Work to do -> From the first line of the data down to and including the line with "(L0) -- (Lend);", copy everything exactly, leaving out pictures.
:: Dataset section
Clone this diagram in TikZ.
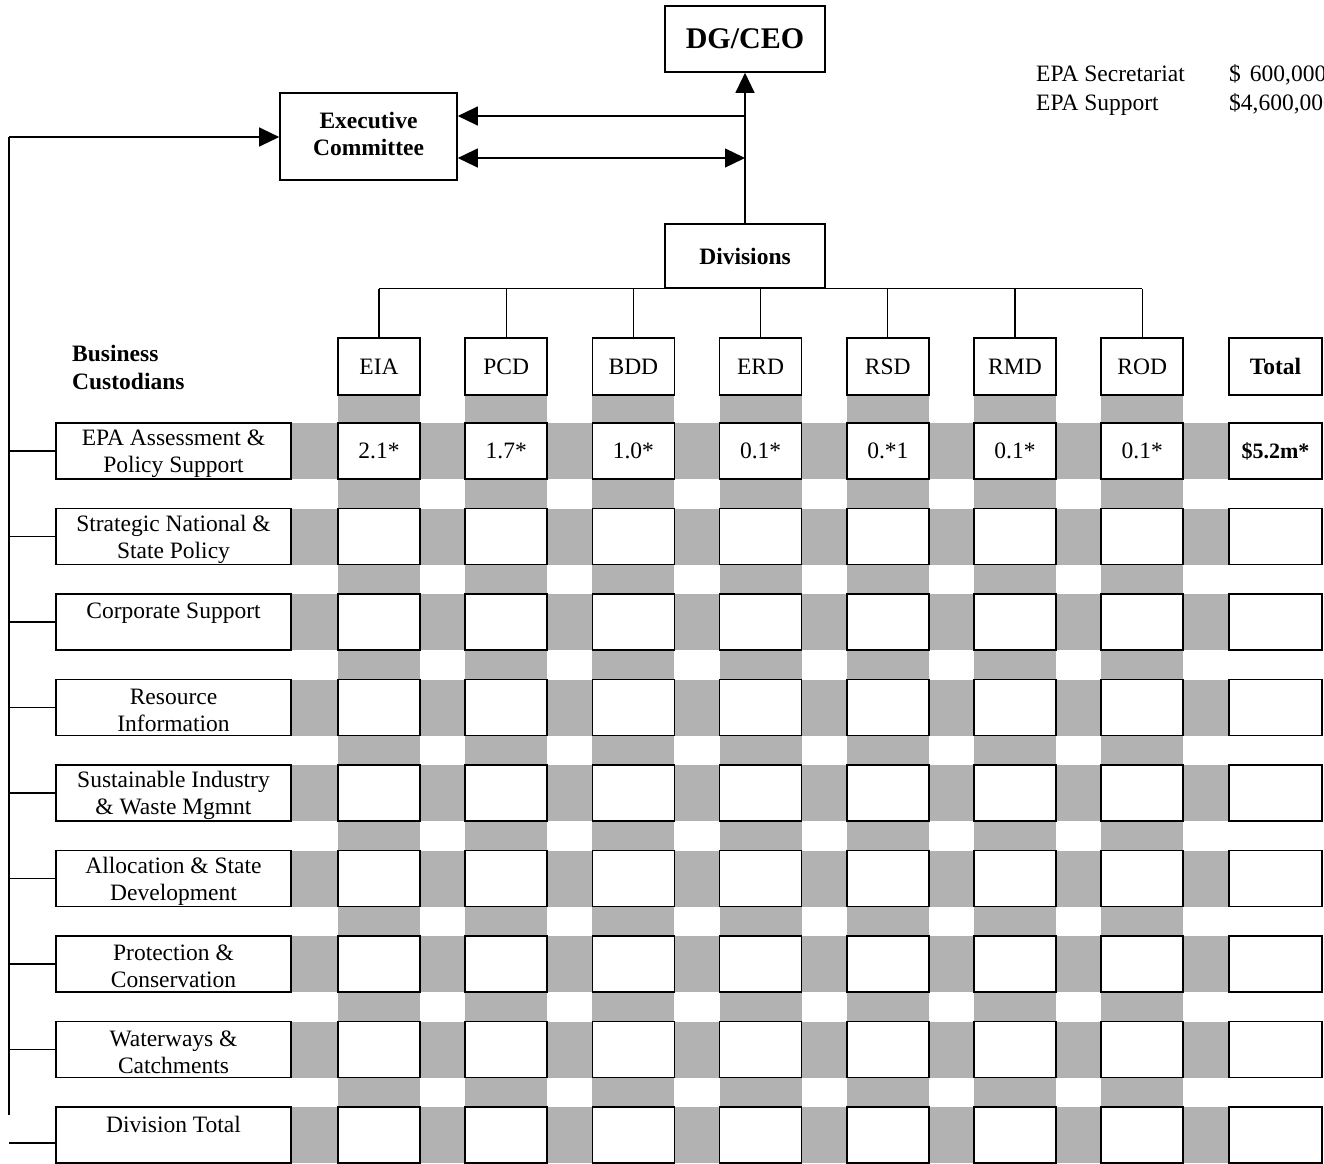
\documentclass[tikz,border=0pt]{standalone}
\usepackage{fontspec}
\setmainfont{Liberation Serif}
\usetikzlibrary{arrows.meta}
\newcommand\mytxt{\fontsize{23.5}{27}\selectfont}
\begin{document}
\begin{tikzpicture}[x=1pt,y=-1pt,
  font=\mytxt,
  band/.style={fill=black!30,draw=none},
  boxbase/.style={draw,line width=1.6pt,fill=white,inner sep=0pt,align=center},
  cellbox/.style={boxbase,minimum width=82pt,minimum height=56pt},
  totbox/.style={boxbase,minimum width=93pt,minimum height=56pt},
  labbox/.style={boxbase,minimum width=235pt,minimum height=56pt},
  labtxt/.style={inner sep=0pt,align=center},
  conn/.style={line width=1.2pt},
  arr/.style={conn,-{Triangle[length=20pt,width=19pt]}},
  dblarr/.style={conn,{Triangle[length=20pt,width=19pt]}-{Triangle[length=20pt,width=19pt]}},
  txtl/.style={anchor=base west,inner sep=0pt}
]
\useasboundingbox (0,0) rectangle (1324,1163);
\clip (0,0) rectangle (1324,1163);
\fill[white] (0,0) rectangle (1324,1163);

% grey bands
\foreach \r in {0,...,8}{
  \fill[band] (291,{423+85.5*\r}) rectangle (1229,{479+85.5*\r});
}
\foreach \x in {379,506.2,633.4,760.6,887.8,1015,1142.2}{
  \fill[band] ({\x-41},396) rectangle ({\x+41},1163);
}

% top hierarchy
\node[boxbase,minimum width=160pt,minimum height=66pt,font=\fontsize{30}{34}\selectfont\bfseries] (ceo) at (745,39) {DG/CEO};
\node[boxbase,minimum width=177pt,minimum height=87pt] (exec) at (368.5,136.5) {};
\node[labtxt,font=\mytxt\bfseries] (exect) at (368.5,133.5) {Executive\\Committee};
\node[boxbase,minimum width=160pt,minimum height=64pt,font=\mytxt\bfseries] (div) at (745,256) {Divisions};

\draw[arr] (div.north) -- (ceo.south);
\coordinate (j1) at (745,116);
\coordinate (j2) at (745,158);
\draw[arr] (j1) -- (j1 -| exec.east);
\draw[dblarr] (j2 -| exec.east) -- (j2);

% left feedback line
\coordinate (L0) at (9,137);
\coordinate (Lend) at (9,1115);
\draw[arr] (L0) -- (L0 -| exec.west);
\draw[conn] (L0) -- (Lend);

% EPA figures
\node[txtl] (sec) at (1036,81) {EPA Secretariat};
\node[txtl] (sup) at (1036,110) {EPA Support};
\node[txtl] (secv) at (1229,81) {\$\hspace{9pt}600,000};
\node[txtl] (supv) at (1229,110) {\$4,600,000};

% Business custodians heading
\node[txtl,font=\mytxt\bfseries] (bc1) at (72,361) {Business};
\node[txtl,font=\mytxt\bfseries] (bc2) at (72,389) {Custodians};

% division headers
\foreach \n/\x in {EIA/379,PCD/506.2,BDD/633.4,ERD/760.6,RSD/887.8,RMD/1015,ROD/1142.2}{
  \node[cellbox,minimum height=57pt] (d\n) at (\x,366.5) {\n};
  \draw[conn] (d\n.north) -- (d\n.north |- div.south);
}
\draw[conn] (dEIA.north |- div.south) -- (dROD.north |- div.south);
\node[totbox,minimum height=57pt,font=\mytxt\bfseries] (dTot) at (1275.5,366.5) {Total};

% row labels
\foreach \r/\t in {1/{EPA Assessment \&\\Policy Support},
                   2/{Strategic National \&\\State Policy},
                   3/{Corporate Support\\\phantom{X}},
                   4/{Resource\\Information},
                   5/{Sustainable Industry\\\& Waste Mgmnt},
                   6/{Allocation \& State\\Development},
                   7/{Protection \&\\Conservation},
                   8/{Waterways \&\\Catchments},
                   9/{Division Total\\\phantom{X}}}{
  \node[labbox] (l\r) at (173.5,{451+85.5*(\r-1)}) {};
  \node[labtxt] (t\r) at (173.5,{453.5+85.5*(\r-1)}) {\t};
}

\foreach \r in {1,...,8}{
  \draw[conn] (l\r.west -| L0) -- (l\r.west);
}
\coordinate (s9) at (9,1143);
\draw[conn] (s9) -- (s9 -| l9.west);

% first row values
\foreach \n/\x/\v in {EIA/379/2.1*,PCD/506.2/1.7*,BDD/633.4/1.0*,ERD/760.6/0.1*,RSD/887.8/0.*1,RMD/1015/0.1*,ROD/1142.2/0.1*}{
  \node[cellbox] (c1\n) at (\x,451) {\v};
}
\node[totbox,font=\fontsize{22}{26}\selectfont\bfseries] (c1Tot) at (1275.5,451) {\$5.2m*};

% empty cells
\foreach \r in {2,...,9}{
  \foreach \n/\x in {EIA/379,PCD/506.2,BDD/633.4,ERD/760.6,RSD/887.8,RMD/1015,ROD/1142.2}{
    \node[cellbox] (c\r\n) at (\x,{451+85.5*(\r-1)}) {};
  }
  \node[totbox] (c\r Tot) at (1275.5,{451+85.5*(\r-1)}) {};
}
\end{tikzpicture}
\end{document}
::::
Solved exercise ->
Clone this diagram in TikZ.
\documentclass[tikz,border=0pt]{standalone}
\usepackage{fontspec}
\setmainfont{Liberation Serif}
\usetikzlibrary{arrows.meta}
\newcommand\mytxt{\fontsize{23.5}{27}\selectfont}
\begin{document}
\begin{tikzpicture}[x=1pt,y=-1pt,
  font=\mytxt,
  band/.style={fill=black!30,draw=none},
  boxbase/.style={draw,line width=1.6pt,fill=white,inner sep=0pt,align=center},
  cellbox/.style={boxbase,minimum width=82pt,minimum height=56pt},
  totbox/.style={boxbase,minimum width=93pt,minimum height=56pt},
  labbox/.style={boxbase,minimum width=235pt,minimum height=56pt},
  labtxt/.style={inner sep=0pt,align=center},
  conn/.style={line width=1.2pt},
  arr/.style={conn,-{Triangle[length=20pt,width=19pt]}},
  dblarr/.style={conn,{Triangle[length=20pt,width=19pt]}-{Triangle[length=20pt,width=19pt]}},
  txtl/.style={anchor=base west,inner sep=0pt}
]
\useasboundingbox (0,0) rectangle (1324,1163);
\clip (0,0) rectangle (1324,1163);
\fill[white] (0,0) rectangle (1324,1163);

% grey bands
\foreach \r in {0,...,8}{
  \fill[band] (291,{423+85.5*\r}) rectangle (1229,{479+85.5*\r});
}
\foreach \x in {379,506.2,633.4,760.6,887.8,1015,1142.2}{
  \fill[band] ({\x-41},396) rectangle ({\x+41},1163);
}

% top hierarchy
\node[boxbase,minimum width=160pt,minimum height=66pt,font=\fontsize{30}{34}\selectfont\bfseries] (ceo) at (745,39) {DG/CEO};
\node[boxbase,minimum width=177pt,minimum height=87pt] (exec) at (368.5,136.5) {};
\node[labtxt,font=\mytxt\bfseries] (exect) at (368.5,133.5) {Executive\\Committee};
\node[boxbase,minimum width=160pt,minimum height=64pt,font=\mytxt\bfseries] (div) at (745,256) {Divisions};

\draw[arr] (div.north) -- (ceo.south);
\coordinate (j1) at (745,116);
\coordinate (j2) at (745,158);
\draw[arr] (j1) -- (j1 -| exec.east);
\draw[dblarr] (j2 -| exec.east) -- (j2);

% left feedback line
\coordinate (L0) at (9,137);
\coordinate (Lend) at (9,1115);
\draw[arr] (L0) -- (L0 -| exec.west);
\draw[conn] (L0) -- (Lend);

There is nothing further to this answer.